Concluindo, o massacre de Canudos teria sido apenas um
infeliz episódio ocorrido no início da República, relegado providencialmente ao
esquecimento, não fosse a força e a densidade do texto euclidiano que resgata o
conflito, desnuda a realidade e leva o leitor a um posicionamento crítico. Em
Os sertões, o autor faz um belíssimo relato dos motivos que engendraram o
conflito, do desenvolvimento das campanhas do Exército brasileiro contra a
pobre comunidade, e do trágico desfecho. Testemunha presencial da carnificina,
o jornalista-escritor tem a humildade de reconhecer sua própria falta (e a de
todo o Brasil), ao considerar erroneamente os conselheiristas como monarquistas
rebelados contra a República.
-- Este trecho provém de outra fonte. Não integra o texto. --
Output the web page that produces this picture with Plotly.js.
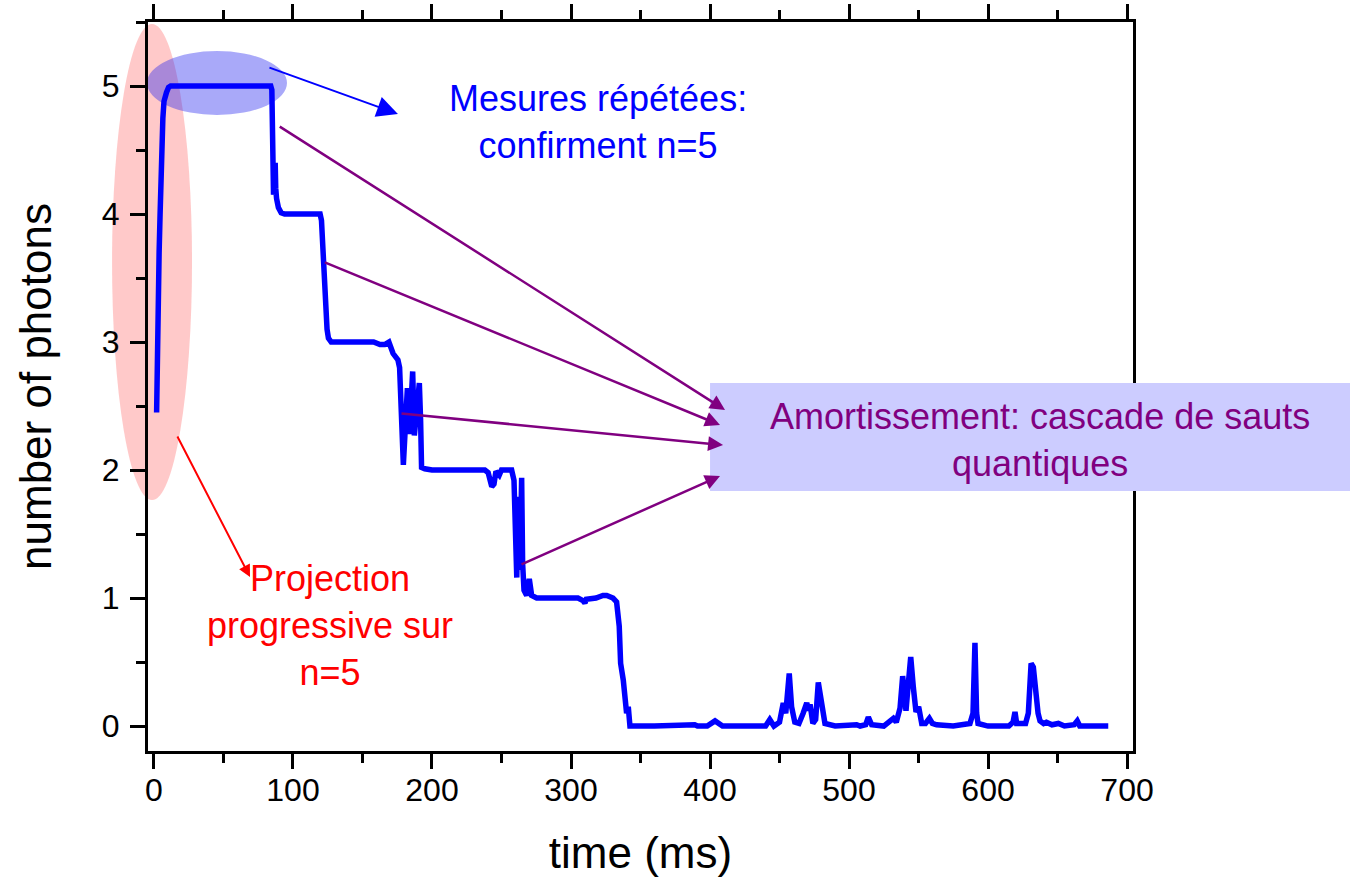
<!DOCTYPE html>
<html>
<head>
<meta charset="utf-8">
<script src="https://cdn.plot.ly/plotly-3.0.1.min.js"></script>
<style>
  html, body { margin: 0; padding: 0; background: #ffffff; }
  #chart { width: 1350px; height: 882px; }
</style>
</head>
<body>
<div id="chart"></div>
<script>
// Photon number in the cavity versus time (ms): projection onto n=5, then step-wise decay.
const time_ms = [
  1.9, 2.3, 2.8, 3.2, 3.7, 4.4, 5.0, 5.6, 6.4, 7.2, 8.0, 9.0, 10.5, 12.0,
  20, 30, 38, 45, 55, 64, 70, 78, 84.0,
  84.8, 85.2, 85.6, 86.0, 86.8, 87.2, 87.6, 88.2, 89.5, 91.5, 94,
  100, 108, 114, 119.5,
  120.5, 121.2, 121.8, 122.3, 122.8, 123.5, 124.5, 125.5, 127.5,
  135, 145, 152, 158, 162.6, 166, 169, 172, 175.5, 176.7,
  179.4, 180.6, 182.3, 183.8, 184.8, 186.1, 187.3, 189, 190.9, 191.8, 192.5, 194.8,
  200, 210, 220, 230, 238, 240.4, 243, 244.6, 246, 248.4, 250, 257.3,
  259, 261, 262.1, 263.3, 264.5, 265.2, 266.2, 268.1, 270, 271.7, 275.3,
  285, 295, 305, 308.6, 310, 311, 318, 323, 325.7, 330.2,
  332.8, 334.7, 335.7, 337.6, 338.8, 340, 341.2, 342.4,
  360, 380.6, 382, 389, 391, 398, 403.6, 409, 440, 443, 446,
  450, 452.7, 454.5, 457, 458.7, 461, 464, 467, 469.6, 471, 472, 474,
  476, 477.9, 480.4, 482.7, 490, 505.5, 508, 512, 513.9, 516.3, 525,
  531.9, 534, 536.7, 538.6, 540, 541, 542.4, 544.4, 546.3, 548.2, 550.1,
  552.3, 555, 557.8, 560, 563, 575, 587, 589.2, 590.6, 591.8, 592.8,
  600, 615, 618, 619.4, 620.6, 627, 629, 631, 632.6, 634.5, 636, 637.4,
  640, 642, 646, 650.6, 655, 662, 664.2, 666, 686.5
];
const photons = [
  2.45, 2.9, 3.3, 3.4, 3.7, 4.0, 4.3, 4.5, 4.75, 4.88, 4.92, 4.95, 4.99, 5.0,
  5.0, 5.0, 5.01, 5.0, 5.0, 5.01, 5.0, 5.0, 5.0,
  4.97, 4.7, 4.3, 4.15, 4.25, 4.4, 4.2, 4.12, 4.05, 4.01, 4.0,
  4.0, 4.0, 4.0, 4.0,
  3.95, 3.8, 3.6, 3.7, 3.5, 3.3, 3.1, 3.03, 3.0,
  3.0, 3.0, 2.99, 3.0, 2.98, 2.98, 3.0, 2.91, 2.86, 2.8,
  2.04, 2.39, 2.64, 2.28, 2.52, 2.77, 2.27, 2.52, 2.68, 2.39, 2.02, 2.01,
  2.0, 2.0, 2.0, 2.0, 2.0, 1.98, 1.87, 1.89, 1.99, 1.96, 2.0, 2.0,
  1.92, 1.16, 1.79, 1.22, 1.94, 1.27, 1.06, 1.02, 1.15, 1.02, 1.0,
  1.0, 1.0, 1.0, 0.98, 0.96, 0.99, 1.0, 1.02, 1.02, 1.0,
  0.97, 0.78, 0.49, 0.36, 0.18, 0.1, 0.15, 0.0,
  0.0, 0.01, 0.0, 0.01, 0.0, 0.0, 0.04, 0.0, 0.0, 0.05, 0.0,
  0.03, 0.18, 0.1, 0.41, 0.15, 0.03, 0.02, 0.1, 0.18, 0.12, 0.17, 0.02,
  0.05, 0.34, 0.2, 0.02, 0.0, 0.01, 0.0, 0.01, 0.07, 0.01, 0.0,
  0.06, 0.03, 0.14, 0.39, 0.22, 0.12, 0.3, 0.54, 0.3, 0.11, 0.15,
  0.02, 0.02, 0.06, 0.02, 0.01, 0.0, 0.02, 0.1, 0.65, 0.1, 0.02,
  0.0, 0.0, 0.03, 0.11, 0.02, 0.02, 0.1, 0.49, 0.46, 0.25, 0.1, 0.04,
  0.02, 0.03, 0.01, 0.02, 0.0, 0.01, 0.04, 0.0, 0.0
];
const xTicks = [0, 100, 200, 300, 400, 500, 600, 700];
const yTicks = [0, 1, 2, 3, 4, 5];

const FONT = 'Liberation Sans, Arial, Helvetica, sans-serif';
const BLUE = '#0000ff';
const RED = '#ff0000';
const PURPLE = '#800080';

const trace = {
  x: time_ms,
  y: photons,
  type: 'scatter',
  mode: 'lines',
  line: { color: BLUE, width: 5.5 },
  hoverinfo: 'x+y'
};

// Arrow helper: head at (x, y), tail at (ax, ay), both in data units.
function arrow(x, y, ax, ay, color, width, size) {
  return {
    x: x, y: y, ax: ax, ay: ay,
    xref: 'x', yref: 'y', axref: 'x', ayref: 'y',
    text: '', showarrow: true,
    arrowhead: 2, arrowsize: size, arrowwidth: width, arrowcolor: color,
    standoff: 0, startstandoff: 0
  };
}

function label(text, x, y, color) {
  return {
    text: text, x: x, y: y, xref: 'paper', yref: 'paper',
    xanchor: 'center', yanchor: 'middle', showarrow: false, align: 'center',
    font: { family: FONT, size: 36, color: color }
  };
}

const axisCommon = {
  showgrid: false, zeroline: false,
  showline: true, linecolor: '#000000', linewidth: 3,
  ticks: 'outside', ticklen: 15, tickwidth: 3, tickcolor: '#000000',
  tickfont: { family: FONT, size: 32, color: '#000000' }
};

const layout = {
  width: 1350, height: 882,
  margin: { l: 148, r: 217, t: 22, b: 131, pad: 0 },
  paper_bgcolor: '#ffffff', plot_bgcolor: '#ffffff',
  showlegend: false,
  xaxis: Object.assign({}, axisCommon, {
    range: [-4.3, 704.3], tickvals: xTicks, mirror: 'ticks',
    ticklabelstandoff: -6,
    minor: { dtick: 50, tick0: 0, ticks: 'outside', ticklen: 9, tickwidth: 3, tickcolor: '#000000', showgrid: false },
    title: { text: 'time (ms)', font: { family: FONT, size: 44, color: '#000000' }, standoff: 30 }
  }),
  yaxis: Object.assign({}, axisCommon, {
    range: [-0.195, 5.5], tickvals: yTicks, mirror: true,
    ticklabelstandoff: 4,
    minor: { dtick: 0.5, tick0: 0, ticks: 'outside', ticklen: 9, tickwidth: 3, tickcolor: '#000000', showgrid: false },
    title: { text: 'number of photons', font: { family: FONT, size: 44, color: '#000000' }, standoff: 37 }
  }),
  shapes: [
    // red ellipse around the initial projection
    { type: 'circle', xref: 'paper', yref: 'paper', x0: -0.0365, x1: 0.0447, y0: 0.3443, y1: 0.9973,
      fillcolor: 'rgba(255,60,60,0.28)', line: { width: 0 }, layer: 'below' },
    // blue ellipse around the n=5 plateau
    { type: 'circle', xref: 'paper', yref: 'paper', x0: -0.001, x1: 0.1411, y0: 0.8724, y1: 0.9602,
      fillcolor: 'rgba(40,40,240,0.40)', line: { width: 0 }, layer: 'below' },
    // caption box for the decay cascade
    { type: 'rect', xref: 'paper', yref: 'paper', x0: 0.5706, x1: 1.2203, y0: 0.3567, y1: 0.5048,
      fillcolor: '#ccccff', line: { width: 0 }, layer: 'above' }
  ],
  annotations: [
    arrow(175.5, 4.781, 82.0, 5.148, BLUE, 2, 2.1),
    arrow(69.1, 1.164, 16.3, 2.273, RED, 2, 1.2),
    arrow(410.8, 2.469, 89.4, 4.690, PURPLE, 2.5, 1.2),
    arrow(407.2, 2.352, 121.8, 3.627, PURPLE, 2.5, 1.2),
    arrow(409.4, 2.195, 177.0, 2.443, PURPLE, 2.5, 1.2),
    arrow(407.2, 1.953, 263.3, 1.258, PURPLE, 2.5, 1.2),
    label('Mesures répétées:<br>confirment n=5', 0.4569, 0.8628, BLUE),
    label('Projection<br>progressive sur<br>n=5', 0.1848, 0.1715, RED),
    label('Amortissement: cascade de sauts<br>quantiques', 0.9056, 0.4266, PURPLE)
  ]
};

Plotly.newPlot('chart', [trace], layout, { displayModeBar: false, staticPlot: true });
</script>
</body>
</html>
Além disso, tem a coragem de acusar o poder
constituído (do qual fora representante, como militar) de crime contra a
humanidade.
A cidade de Canudos foi duplamente extirpada da paisagem
brasileira: trucidada e incendiada pelo exército, em 1987; afogada e inundada
pelas águas do açude Cocorobó, em 1969. Submergiram juntamente com ela as três
grandes vergonhas dos representantes do poder constituído: a infâmia de um
representante da justiça, que desencadeou o conflito baseando-se em falsidade,
o constrangimento da Igreja católica, cujo enviado local insuflou ataques
contra o Conselheiro e o logro das expedições governamentais, apesar do poderio
bélico, contra simples e despreparados sertanejos.